経済的には、絹、鉄、穀物の国家独占が課された。一方、王国内の貿易に対する関税は廃止された。しかし、ピサとジェノヴァに与えられていた特権は取り消された。度量衡は全領域で統一された。
最後に、法の下でのすべての市民の平等が確認された。憲法は、貴族の権力を縮小し、法の下の平等というローマ法の伝統に従うことを強調した。したがって、すべての自由人、すべての市民は、理論的には平等であった。同様に、フレデリックは平民のために、いわゆる神明裁判を禁止し、代わりに 「古代の法律と我々の憲法によって導入された一般的な証明方法」を用いるよう裁判官に命じた。法典は特に、理性と論理を用いて、神明裁判の迷信的な基礎を否定した; 例えば、「熱した鉄による裁判」は、「白熱した鉄の自然な熱は熱くなり、さらに愚かなことに、正当な理由もなく冷たくなる」と信じられていたために却下され、「水による裁判」は、「罪の意識によってのみ立証された罪の被告人は、凍る水の要素によって受け容れられることはない。」 フリードリヒはまた、「戦いによる裁判」を禁止し、目撃者の証言を重視するよう命じたが、騎士や目撃者がいない場合は例外とされた。

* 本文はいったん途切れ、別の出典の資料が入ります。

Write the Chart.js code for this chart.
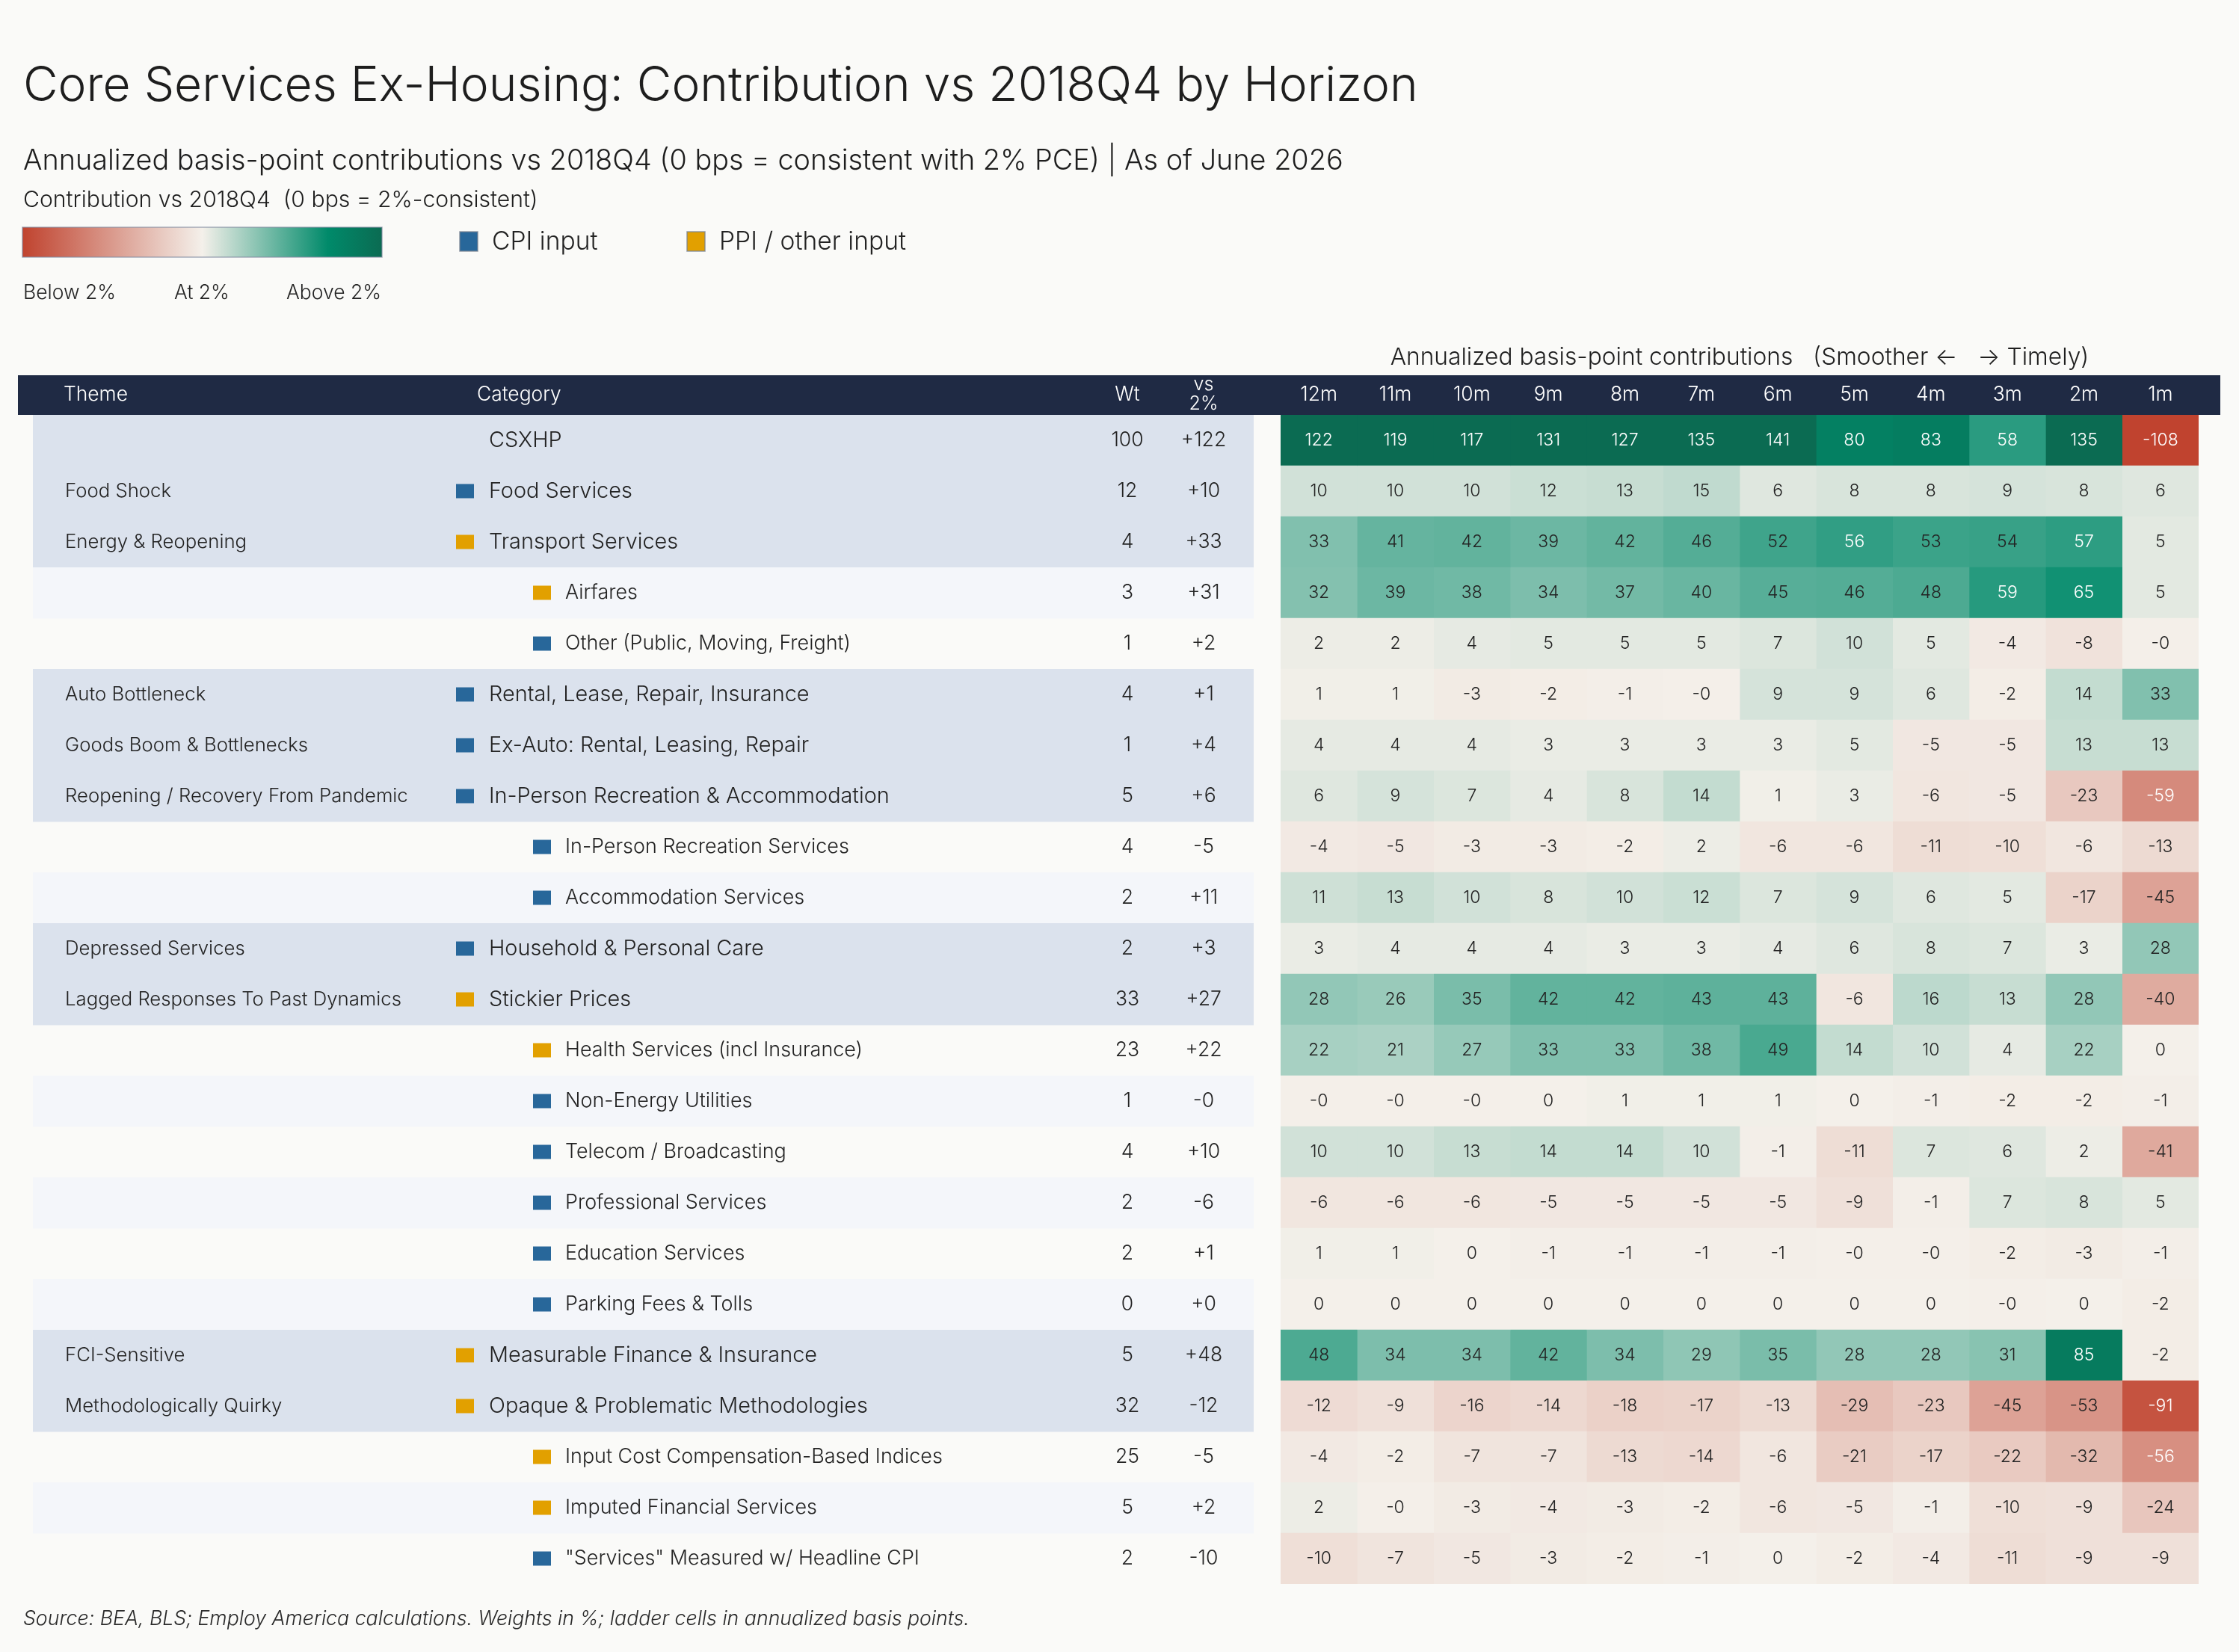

メルフィ法典には、医学の実践に関する付随的な情報も含まれている。フレデリックは、開業医になるためにはある程度の実務経験が必要であると宣言したが、1231年当時、ヨーロッパの大学教育を受けた医師の多くはこのような経験を持っていなかった。
評価
[編集]20世紀の歴史家エルンスト・カントロヴィッチによれば、メルフィ法典は「近代行政国家の出生証明書」である。[3]
メルフィ法典は、ナポリ王国では1809年まで、シチリアでは1819年まで適用された。